### Problem to solve
Without the pictures, output the lines of the material from the very first through the one that holds "minimum width=143pt, minimum".

### Data extract
━━━━━━━━━━━━━━━━━━━━
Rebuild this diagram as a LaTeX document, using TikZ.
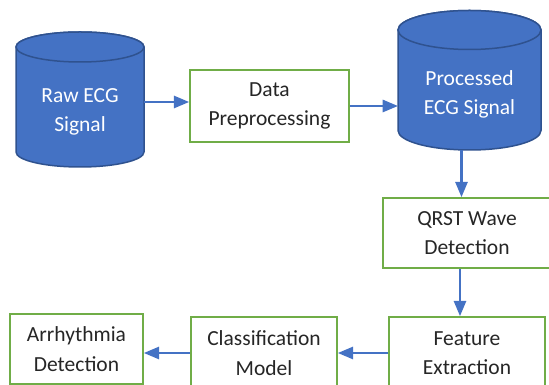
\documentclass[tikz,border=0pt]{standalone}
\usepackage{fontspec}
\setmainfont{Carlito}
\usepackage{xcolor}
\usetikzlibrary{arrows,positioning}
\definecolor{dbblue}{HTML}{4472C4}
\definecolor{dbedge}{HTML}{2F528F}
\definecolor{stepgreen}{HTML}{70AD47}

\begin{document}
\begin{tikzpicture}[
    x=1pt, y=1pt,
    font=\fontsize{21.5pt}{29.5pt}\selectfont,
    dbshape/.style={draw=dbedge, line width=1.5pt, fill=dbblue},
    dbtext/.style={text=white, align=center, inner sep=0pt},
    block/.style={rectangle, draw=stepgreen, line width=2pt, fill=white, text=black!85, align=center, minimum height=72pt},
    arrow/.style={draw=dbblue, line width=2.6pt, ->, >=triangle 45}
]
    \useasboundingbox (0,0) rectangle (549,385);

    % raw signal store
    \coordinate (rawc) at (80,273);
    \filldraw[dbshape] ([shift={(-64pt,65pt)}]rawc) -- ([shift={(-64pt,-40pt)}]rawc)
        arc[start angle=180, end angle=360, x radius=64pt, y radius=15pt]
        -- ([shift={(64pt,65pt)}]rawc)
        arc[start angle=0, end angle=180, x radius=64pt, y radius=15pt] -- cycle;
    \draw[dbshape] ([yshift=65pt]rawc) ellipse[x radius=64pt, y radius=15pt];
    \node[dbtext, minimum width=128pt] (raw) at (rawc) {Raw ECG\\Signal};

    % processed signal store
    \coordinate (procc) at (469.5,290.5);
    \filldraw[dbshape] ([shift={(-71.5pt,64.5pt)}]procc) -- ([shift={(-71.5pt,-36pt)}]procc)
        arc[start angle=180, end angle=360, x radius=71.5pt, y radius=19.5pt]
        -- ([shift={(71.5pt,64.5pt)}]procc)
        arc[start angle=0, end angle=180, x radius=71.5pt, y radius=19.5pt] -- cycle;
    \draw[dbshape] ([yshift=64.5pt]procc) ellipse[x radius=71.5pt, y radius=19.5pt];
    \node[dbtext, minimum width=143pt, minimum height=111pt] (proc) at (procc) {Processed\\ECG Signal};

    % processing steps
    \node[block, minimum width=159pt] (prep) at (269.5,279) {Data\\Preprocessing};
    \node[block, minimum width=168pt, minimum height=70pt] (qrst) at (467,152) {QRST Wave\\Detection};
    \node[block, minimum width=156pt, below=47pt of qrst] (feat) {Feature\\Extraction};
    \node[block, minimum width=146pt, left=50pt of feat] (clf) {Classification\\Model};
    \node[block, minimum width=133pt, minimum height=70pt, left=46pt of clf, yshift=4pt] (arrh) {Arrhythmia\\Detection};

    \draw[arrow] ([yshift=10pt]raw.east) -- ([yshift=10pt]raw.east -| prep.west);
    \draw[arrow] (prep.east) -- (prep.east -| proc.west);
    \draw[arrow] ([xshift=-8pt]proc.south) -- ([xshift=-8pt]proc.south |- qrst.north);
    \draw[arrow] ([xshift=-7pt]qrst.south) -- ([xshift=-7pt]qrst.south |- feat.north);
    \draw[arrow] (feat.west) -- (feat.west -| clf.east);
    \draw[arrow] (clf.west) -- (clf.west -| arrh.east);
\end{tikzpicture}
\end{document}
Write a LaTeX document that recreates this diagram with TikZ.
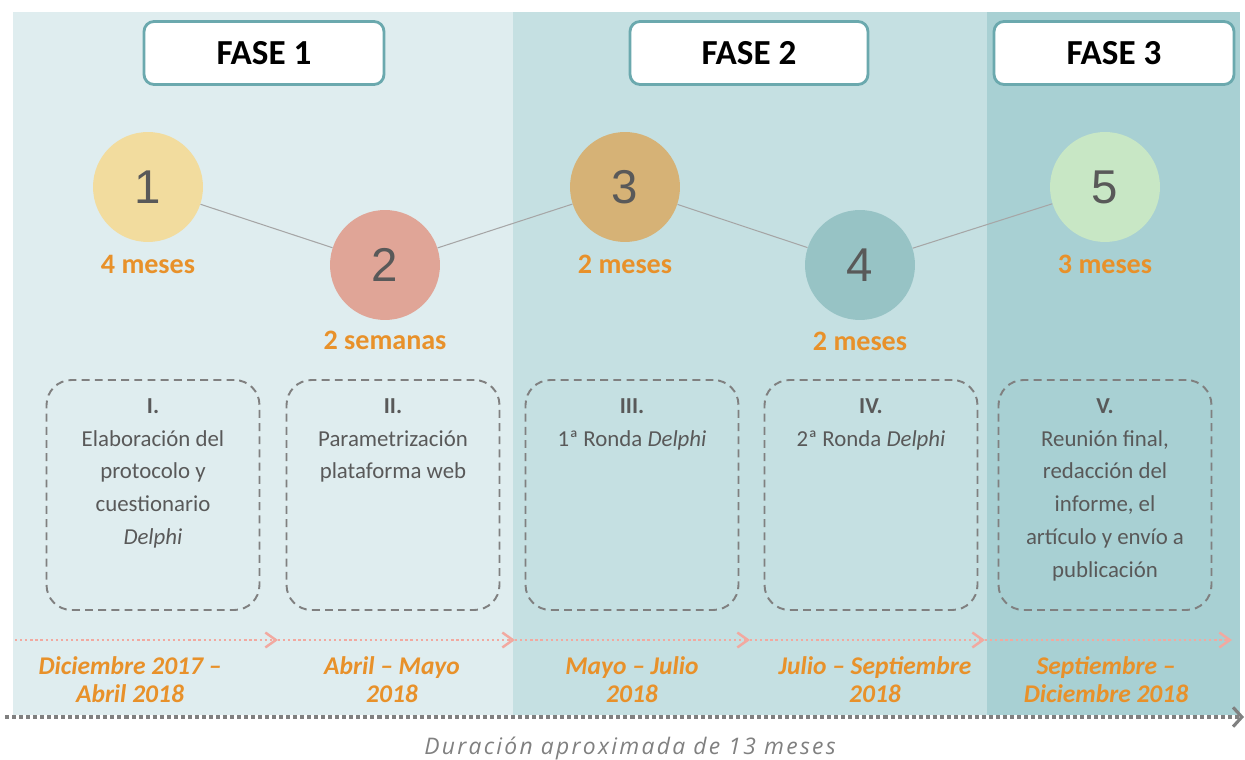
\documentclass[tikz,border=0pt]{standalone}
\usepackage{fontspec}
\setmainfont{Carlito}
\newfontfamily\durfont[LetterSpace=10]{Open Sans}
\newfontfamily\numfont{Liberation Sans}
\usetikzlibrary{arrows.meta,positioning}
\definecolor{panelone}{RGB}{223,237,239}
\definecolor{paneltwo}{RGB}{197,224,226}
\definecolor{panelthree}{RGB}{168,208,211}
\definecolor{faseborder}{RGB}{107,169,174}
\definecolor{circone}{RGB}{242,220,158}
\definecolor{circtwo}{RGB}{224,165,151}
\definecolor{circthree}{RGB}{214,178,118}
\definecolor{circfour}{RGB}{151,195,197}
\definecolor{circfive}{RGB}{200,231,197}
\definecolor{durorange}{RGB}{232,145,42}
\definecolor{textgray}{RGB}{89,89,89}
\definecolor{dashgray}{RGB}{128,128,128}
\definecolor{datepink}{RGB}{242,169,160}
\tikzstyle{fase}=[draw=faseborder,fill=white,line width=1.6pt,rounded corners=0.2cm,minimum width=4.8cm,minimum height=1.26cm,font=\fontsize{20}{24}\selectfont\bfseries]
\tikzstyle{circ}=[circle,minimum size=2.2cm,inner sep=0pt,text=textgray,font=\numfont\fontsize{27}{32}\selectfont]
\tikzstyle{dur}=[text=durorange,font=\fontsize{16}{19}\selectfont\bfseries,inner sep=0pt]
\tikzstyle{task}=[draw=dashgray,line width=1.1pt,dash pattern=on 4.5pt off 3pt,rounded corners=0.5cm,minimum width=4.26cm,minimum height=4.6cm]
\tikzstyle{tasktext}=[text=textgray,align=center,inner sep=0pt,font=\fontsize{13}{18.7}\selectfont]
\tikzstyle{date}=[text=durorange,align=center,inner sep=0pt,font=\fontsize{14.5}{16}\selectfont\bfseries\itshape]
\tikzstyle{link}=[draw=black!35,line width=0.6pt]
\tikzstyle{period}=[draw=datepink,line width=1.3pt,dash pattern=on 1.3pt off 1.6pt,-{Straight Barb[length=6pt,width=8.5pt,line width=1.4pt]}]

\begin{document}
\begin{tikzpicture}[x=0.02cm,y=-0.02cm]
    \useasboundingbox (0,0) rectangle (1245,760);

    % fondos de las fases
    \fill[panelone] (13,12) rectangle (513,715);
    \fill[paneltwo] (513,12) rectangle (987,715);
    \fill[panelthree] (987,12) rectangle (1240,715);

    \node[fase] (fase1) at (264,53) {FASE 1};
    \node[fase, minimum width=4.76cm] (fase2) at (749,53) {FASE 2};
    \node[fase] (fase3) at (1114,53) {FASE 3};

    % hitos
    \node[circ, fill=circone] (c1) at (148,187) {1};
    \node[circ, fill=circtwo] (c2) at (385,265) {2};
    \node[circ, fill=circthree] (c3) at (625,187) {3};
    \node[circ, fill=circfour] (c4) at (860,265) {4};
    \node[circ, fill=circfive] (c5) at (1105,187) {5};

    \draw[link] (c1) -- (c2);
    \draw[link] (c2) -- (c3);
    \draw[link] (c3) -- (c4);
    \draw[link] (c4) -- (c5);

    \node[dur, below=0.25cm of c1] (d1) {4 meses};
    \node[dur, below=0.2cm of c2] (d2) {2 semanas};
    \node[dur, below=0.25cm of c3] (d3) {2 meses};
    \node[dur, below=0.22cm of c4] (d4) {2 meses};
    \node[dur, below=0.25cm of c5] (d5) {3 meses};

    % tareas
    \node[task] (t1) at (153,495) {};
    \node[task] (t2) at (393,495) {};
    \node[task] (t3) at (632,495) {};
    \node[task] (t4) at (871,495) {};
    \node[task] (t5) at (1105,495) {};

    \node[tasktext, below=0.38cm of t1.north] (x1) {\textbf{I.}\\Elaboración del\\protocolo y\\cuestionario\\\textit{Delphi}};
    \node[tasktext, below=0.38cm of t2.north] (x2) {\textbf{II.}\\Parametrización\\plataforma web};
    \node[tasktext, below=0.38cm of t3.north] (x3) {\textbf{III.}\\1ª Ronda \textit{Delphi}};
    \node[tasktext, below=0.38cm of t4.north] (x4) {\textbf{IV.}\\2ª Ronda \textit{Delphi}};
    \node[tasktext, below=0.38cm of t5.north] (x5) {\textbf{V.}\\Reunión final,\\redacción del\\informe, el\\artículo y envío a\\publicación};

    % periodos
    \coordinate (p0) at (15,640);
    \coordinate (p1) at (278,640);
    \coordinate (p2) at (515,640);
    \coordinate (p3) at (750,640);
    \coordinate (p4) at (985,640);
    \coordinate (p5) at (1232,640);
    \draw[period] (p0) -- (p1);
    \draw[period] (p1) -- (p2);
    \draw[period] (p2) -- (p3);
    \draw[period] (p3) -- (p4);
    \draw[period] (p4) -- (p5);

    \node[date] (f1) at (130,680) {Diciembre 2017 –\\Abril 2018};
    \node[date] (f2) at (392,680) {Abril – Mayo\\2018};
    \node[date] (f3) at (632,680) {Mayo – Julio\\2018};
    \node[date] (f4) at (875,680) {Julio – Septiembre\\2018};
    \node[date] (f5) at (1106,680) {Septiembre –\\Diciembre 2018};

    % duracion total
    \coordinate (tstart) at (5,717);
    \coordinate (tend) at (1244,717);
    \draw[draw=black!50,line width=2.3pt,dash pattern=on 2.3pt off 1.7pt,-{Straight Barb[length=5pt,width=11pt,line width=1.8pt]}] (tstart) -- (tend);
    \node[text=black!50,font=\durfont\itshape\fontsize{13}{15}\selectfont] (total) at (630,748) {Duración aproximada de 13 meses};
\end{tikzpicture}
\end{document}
━━━━━━━━━━━━━━━━━━━━
### Final result
Rebuild this diagram as a LaTeX document, using TikZ.
\documentclass[tikz,border=0pt]{standalone}
\usepackage{fontspec}
\setmainfont{Carlito}
\usepackage{xcolor}
\usetikzlibrary{arrows,positioning}
\definecolor{dbblue}{HTML}{4472C4}
\definecolor{dbedge}{HTML}{2F528F}
\definecolor{stepgreen}{HTML}{70AD47}

\begin{document}
\begin{tikzpicture}[
    x=1pt, y=1pt,
    font=\fontsize{21.5pt}{29.5pt}\selectfont,
    dbshape/.style={draw=dbedge, line width=1.5pt, fill=dbblue},
    dbtext/.style={text=white, align=center, inner sep=0pt},
    block/.style={rectangle, draw=stepgreen, line width=2pt, fill=white, text=black!85, align=center, minimum height=72pt},
    arrow/.style={draw=dbblue, line width=2.6pt, ->, >=triangle 45}
]
    \useasboundingbox (0,0) rectangle (549,385);

    % raw signal store
    \coordinate (rawc) at (80,273);
    \filldraw[dbshape] ([shift={(-64pt,65pt)}]rawc) -- ([shift={(-64pt,-40pt)}]rawc)
        arc[start angle=180, end angle=360, x radius=64pt, y radius=15pt]
        -- ([shift={(64pt,65pt)}]rawc)
        arc[start angle=0, end angle=180, x radius=64pt, y radius=15pt] -- cycle;
    \draw[dbshape] ([yshift=65pt]rawc) ellipse[x radius=64pt, y radius=15pt];
    \node[dbtext, minimum width=128pt] (raw) at (rawc) {Raw ECG\\Signal};

    % processed signal store
    \coordinate (procc) at (469.5,290.5);
    \filldraw[dbshape] ([shift={(-71.5pt,64.5pt)}]procc) -- ([shift={(-71.5pt,-36pt)}]procc)
        arc[start angle=180, end angle=360, x radius=71.5pt, y radius=19.5pt]
        -- ([shift={(71.5pt,64.5pt)}]procc)
        arc[start angle=0, end angle=180, x radius=71.5pt, y radius=19.5pt] -- cycle;
    \draw[dbshape] ([yshift=64.5pt]procc) ellipse[x radius=71.5pt, y radius=19.5pt];
    \node[dbtext, minimum width=143pt, minimum height=111pt] (proc) at (procc) {Processed\\ECG Signal};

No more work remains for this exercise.